• [Stated goal]: Search the records for "image". Copy every line where it appears.
──────── Material provided ────────
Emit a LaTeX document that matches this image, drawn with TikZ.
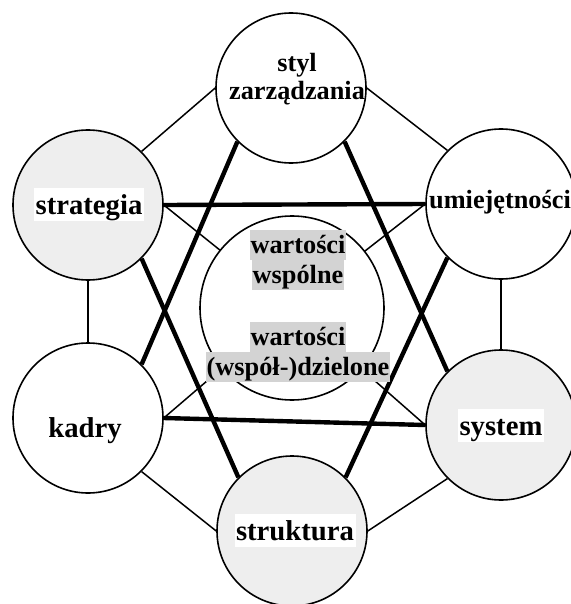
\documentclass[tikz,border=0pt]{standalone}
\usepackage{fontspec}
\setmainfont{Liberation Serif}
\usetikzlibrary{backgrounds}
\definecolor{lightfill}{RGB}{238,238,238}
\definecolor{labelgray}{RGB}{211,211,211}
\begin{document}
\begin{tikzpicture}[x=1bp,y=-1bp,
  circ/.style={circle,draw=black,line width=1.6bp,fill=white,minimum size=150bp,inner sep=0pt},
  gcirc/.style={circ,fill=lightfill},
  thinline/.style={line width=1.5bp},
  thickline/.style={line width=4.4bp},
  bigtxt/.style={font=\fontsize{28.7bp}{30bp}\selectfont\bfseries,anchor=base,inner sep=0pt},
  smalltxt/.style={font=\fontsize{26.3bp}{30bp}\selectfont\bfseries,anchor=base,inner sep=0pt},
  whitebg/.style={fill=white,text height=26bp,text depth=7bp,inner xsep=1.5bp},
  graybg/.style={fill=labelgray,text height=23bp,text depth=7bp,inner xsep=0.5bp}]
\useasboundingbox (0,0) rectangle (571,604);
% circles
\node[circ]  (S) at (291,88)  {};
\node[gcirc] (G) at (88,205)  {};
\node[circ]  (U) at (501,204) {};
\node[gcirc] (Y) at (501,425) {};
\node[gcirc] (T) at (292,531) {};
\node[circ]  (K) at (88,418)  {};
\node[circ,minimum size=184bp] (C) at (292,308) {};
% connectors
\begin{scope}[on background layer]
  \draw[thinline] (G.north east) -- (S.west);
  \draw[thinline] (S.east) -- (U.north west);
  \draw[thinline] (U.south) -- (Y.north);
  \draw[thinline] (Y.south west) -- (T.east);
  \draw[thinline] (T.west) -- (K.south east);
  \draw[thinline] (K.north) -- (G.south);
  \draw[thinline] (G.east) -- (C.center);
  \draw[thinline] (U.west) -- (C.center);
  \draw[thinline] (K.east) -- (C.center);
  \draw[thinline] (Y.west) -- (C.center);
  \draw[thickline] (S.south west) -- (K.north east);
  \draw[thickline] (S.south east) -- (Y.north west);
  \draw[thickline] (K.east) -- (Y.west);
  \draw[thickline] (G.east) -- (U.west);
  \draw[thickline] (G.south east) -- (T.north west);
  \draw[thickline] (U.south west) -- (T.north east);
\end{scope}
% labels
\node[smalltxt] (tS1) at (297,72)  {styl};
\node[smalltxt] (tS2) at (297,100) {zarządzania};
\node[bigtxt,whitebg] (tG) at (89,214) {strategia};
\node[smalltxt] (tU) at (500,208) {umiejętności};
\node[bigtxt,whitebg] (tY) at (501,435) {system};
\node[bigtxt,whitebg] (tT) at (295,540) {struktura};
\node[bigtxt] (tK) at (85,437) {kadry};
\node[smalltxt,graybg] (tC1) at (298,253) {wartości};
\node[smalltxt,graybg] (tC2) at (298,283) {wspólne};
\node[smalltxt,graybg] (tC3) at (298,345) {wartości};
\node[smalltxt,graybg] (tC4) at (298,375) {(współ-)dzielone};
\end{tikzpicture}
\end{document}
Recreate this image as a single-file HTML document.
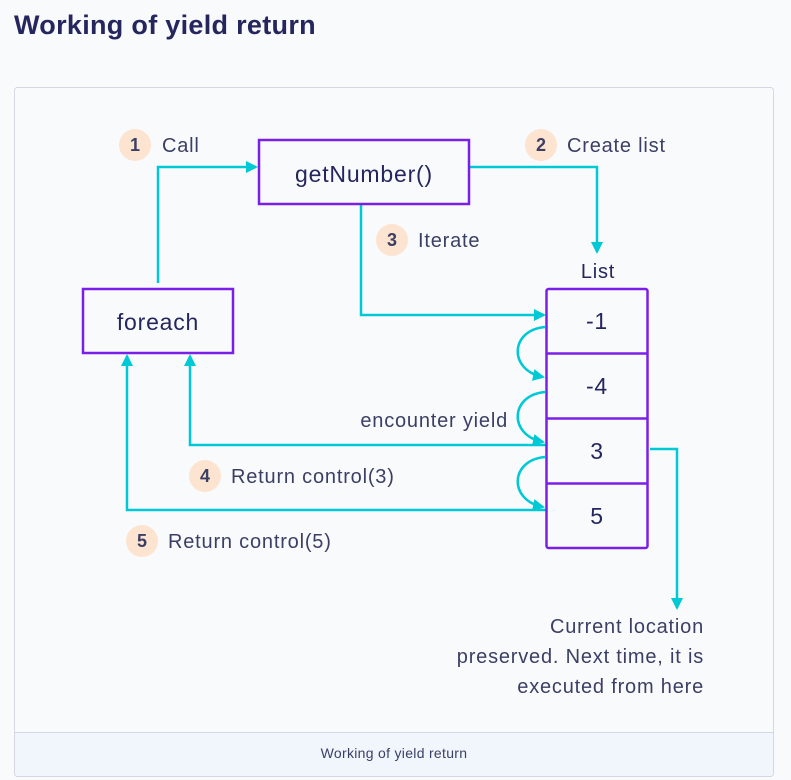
────────
• [Full answer]:
Emit a LaTeX document that matches this image, drawn with TikZ.
Recreate this image as a single-file HTML document.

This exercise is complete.